By Mal Butler Jan 29, 2024
Janette Apsley with her legal documents

A landlady has been reduced to tears following a year-long red-tape battle with the IW Council housing department to sell her own home.

Janette Apsley, hotel manager at The Wheatsheaf, Newport, originally told the tenant in her Cowes bungalow last January that she would be selling the property during the year. She said: “My circumstances changed following a serious car accident in December 2022 and taking on this job. I no longer feel comfortable driving at night and wanted to move closer to Newport.

“I gave him plenty of notice. Over the next few months, he showed no sign of moving and I could not find anywhere to rent. I then put the property on the market, and there followed a series of exchanges with the council who knocked me back on the paperwork I submitted. On each occasion they asked me to complete another form.

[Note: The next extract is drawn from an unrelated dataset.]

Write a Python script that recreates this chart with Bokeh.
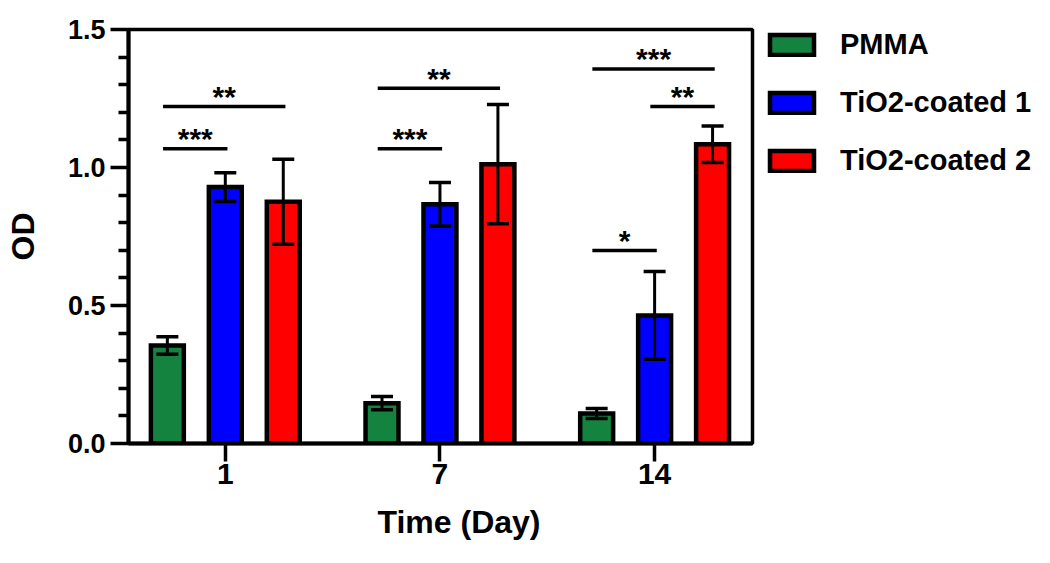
import numpy as np
from bokeh.plotting import figure
from bokeh.layouts import row
from bokeh.models import (ColumnDataSource, Range1d, FixedTicker, Legend, LegendItem,
                          Whisker, TeeHead, NumeralTickFormatter, Title)
from bokeh.core.properties import value
from bokeh.embed import file_html
from bokeh.resources import INLINE

# ---------------- data ----------------
days = ["1", "7", "14"]
series = ["PMMA", "TiO2-coated 1", "TiO2-coated 2"]
colors = ["#148340", "#0000FF", "#FF0000"]

pmma = [0.355, 0.146, 0.109]
pmma_err = [0.032, 0.024, 0.018]
tio2_1 = [0.929, 0.867, 0.464]
tio2_1_err = [0.052, 0.079, 0.159]
tio2_2 = [0.876, 1.012, 1.084]
tio2_2_err = [0.154, 0.216, 0.066]

# significance brackets: day index, from-series index, to-series index, level, label
sig_day = [0, 0, 1, 1, 2, 2, 2]
sig_from = [0, 0, 0, 0, 0, 1, 0]
sig_to = [1, 2, 1, 2, 1, 2, 2]
sig_y = [1.068, 1.221, 1.068, 1.287, 0.699, 1.221, 1.357]
sig_label = ["***", "**", "***", "**", "*", "**", "***"]

y_ticks = [0.0, 0.5, 1.0, 1.5]

# ---------------- layout ----------------
FONT = "Liberation Sans"
H = 563
group_x = np.arange(1, len(days) + 1)
offsets = [-0.27, 0.0, 0.27]
bar_w = 0.1535

p = figure(width=756, height=H,
           x_range=Range1d(0.549, 3.456), y_range=Range1d(0, 1.5),
           output_backend="svg", toolbar_location=None,
           min_border_left=128, min_border_right=4,
           min_border_top=29, min_border_bottom=120)
p.xgrid.visible = False
p.ygrid.visible = False
p.outline_line_color = "black"
p.outline_line_width = 3.5
p.background_fill_color = "white"
p.border_fill_color = "white"

vals = [pmma, tio2_1, tio2_2]
errs = [pmma_err, tio2_1_err, tio2_2_err]
for i in range(3):
    xs = group_x + offsets[i]
    src = ColumnDataSource(dict(x=xs, top=vals[i],
                                upper=np.array(vals[i]) + np.array(errs[i]),
                                lower=np.array(vals[i]) - np.array(errs[i])))
    p.vbar(x="x", top="top", bottom=0, width=bar_w, source=src,
           fill_color=colors[i], line_color="black", line_width=4.5,
           line_join="miter")
    w = Whisker(base="x", upper="upper", lower="lower", source=src,
                line_color="black", line_width=3, level="annotation",
                upper_head=TeeHead(size=22, line_width=3.5, line_color="black"),
                lower_head=TeeHead(size=22, line_width=3.5, line_color="black"))
    p.add_layout(w)

# significance bars
x0 = [group_x[d] + offsets[f] - 0.02 for d, f in zip(sig_day, sig_from)]
x1 = [group_x[d] + offsets[t] + 0.01 for d, t in zip(sig_day, sig_to)]
xt = [(a + b) / 2 for a, b in zip(x0, x1)]
ssrc = ColumnDataSource(dict(x0=x0, x1=x1, xt=xt, y=sig_y, label=sig_label))
p.segment(x0="x0", y0="y", x1="x1", y1="y", source=ssrc,
          line_color="black", line_width=3.5)
p.text(x="xt", y="y", text="label", source=ssrc, text_align="center",
       text_baseline="alphabetic", y_offset=-10, text_color="black",
       text_font=value(FONT), text_font_style="bold", text_font_size="30px")

# axes
for ax in (p.xaxis[0], p.yaxis[0]):
    ax.axis_line_width = 4
    ax.axis_line_color = "black"
    ax.major_tick_line_width = 3.5
    ax.major_tick_line_color = "black"
    ax.major_tick_in = 0
    ax.major_tick_out = 18
    ax.major_label_text_font = FONT
    ax.major_label_text_font_style = "bold"
    ax.major_label_text_color = "black"
    ax.axis_label_text_font = FONT
    ax.axis_label_text_font_style = "bold"
    ax.axis_label_text_color = "black"

minor = [round(v, 1) for v in np.arange(0.1, 1.5, 0.1) if round(v * 10) % 5 != 0]
p.yaxis.ticker = FixedTicker(ticks=y_ticks, minor_ticks=minor)
p.yaxis.formatter = NumeralTickFormatter(format="0.0")
p.yaxis.minor_tick_in = 0
p.yaxis.minor_tick_out = 10
p.yaxis.minor_tick_line_width = 3.5
p.yaxis.minor_tick_line_color = "black"
p.yaxis.major_label_text_font_size = "27px"
p.yaxis.major_label_standoff = 5
p.yaxis.axis_label = "OD"
p.yaxis.axis_label_text_font_size = "32px"
p.yaxis.axis_label_standoff = 24

p.xaxis.ticker = FixedTicker(ticks=list(group_x), minor_ticks=[])
p.xaxis.major_label_overrides = {int(g): d for g, d in zip(group_x, days)}
p.xaxis.major_label_text_font_size = "30px"
p.xaxis.major_label_standoff = 2

xtitle = Title(text="Time (Day)", align="left", offset=249, standoff=30,
               vertical_align="bottom",
               text_font=FONT, text_font_style="bold", text_font_size="32px",
               text_color="black")
p.add_layout(xtitle, "below")

# ---------------- legend panel ----------------
q = figure(width=294, height=H, x_range=Range1d(0, 1), y_range=Range1d(0, 1),
           output_backend="svg", toolbar_location=None, min_border=0,
           x_axis_location=None, y_axis_location=None)
q.xgrid.visible = False
q.ygrid.visible = False
q.outline_line_color = None
q.background_fill_color = "white"
q.border_fill_color = "white"

legend_renderers = []
for c in colors:
    # legend swatches only: the bar itself has no drawable value
    r = q.vbar(x=np.array([0.5]), top=np.array([np.nan]), bottom=np.array([np.nan]),
               width=0.1, fill_color=c, line_color="black",
               line_width=4.5, line_join="miter")
    legend_renderers.append(r)

legend = Legend(items=[LegendItem(label=s, renderers=[r]) for s, r in zip(series, legend_renderers)],
                location=(8, 266), glyph_width=55, glyph_height=25, label_height=25,
                label_standoff=21, spacing=25, padding=0, margin=0,
                border_line_color=None, background_fill_alpha=0,
                label_text_font=FONT, label_text_font_style="bold",
                label_text_font_size="29px", label_text_color="black")
q.add_layout(legend, "center")

layout = row(p, q)
open("out.html", "w").write(file_html(layout, INLINE))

“First, my Energy Performance Certificate was rejected. When I sent in a new one, I was then asked for a Gas Safety Certificate. This was completed but the housing officer said it wasn’t signed. This continued over several months, with long delays getting replies from the council. In July, I served a section 21 notice (a no-fault eviction notice), but had not ensured all required documentation had been included when serving the notice.

“By November, I had to serve a section 8 notice (served for a tenancy agreement breach, such as non-payment of rent). Finally, after contacting solicitors, he has gone, and I can sell. It has taken approximately a year for a request to have my tenant leave at a cost of nearly £3,500.

“I am just a nice person; this is all new to me and I have been left in tears. The IW Council has dragged it all out and it has affected my health.”

The landlord’s solicitor, from Lawdit, said: “This affected the landlord’s mental health and was extremely costly, because the tenant refused to leave the property for nearly a year. The council seemed to support the tenant, but for reasons which are unclear.

“It is important to ensure that the notice is served correctly, but it seemed the council really dug its heels in on this one. We have noticed there is little consideration or care given to support and guide landlords, but rather a lot of protection and loopholes for tenants to kick the can down the road, to the landlord’s detriment.

“Some landlords are forced to sell their home for personal reasons, but have to battle with a non-compliant tenant and, at times, the council.”

A council spokesman said: “We recognise the important role that private landlords have. However, the council is bound by statutory duties.

“When approached by somebody who is at threat of homelessness, the local authority has a statutory duty to establish they are legally at risk of homelessness. In the example of a tenant that has been served with a section 21 notice, this duty is to establish that the notice has been served correctly.

“The local authority also has a statutory duty to provide advice and information about homelessness, and the rights of homeless people or those at risk of homelessness. It is therefore our legal duty to advise somebody when a Section 21 notice has not been served correctly.

“Whilst we understand some landlords can be frustrated by this process, the local authority is following procedures set out in law.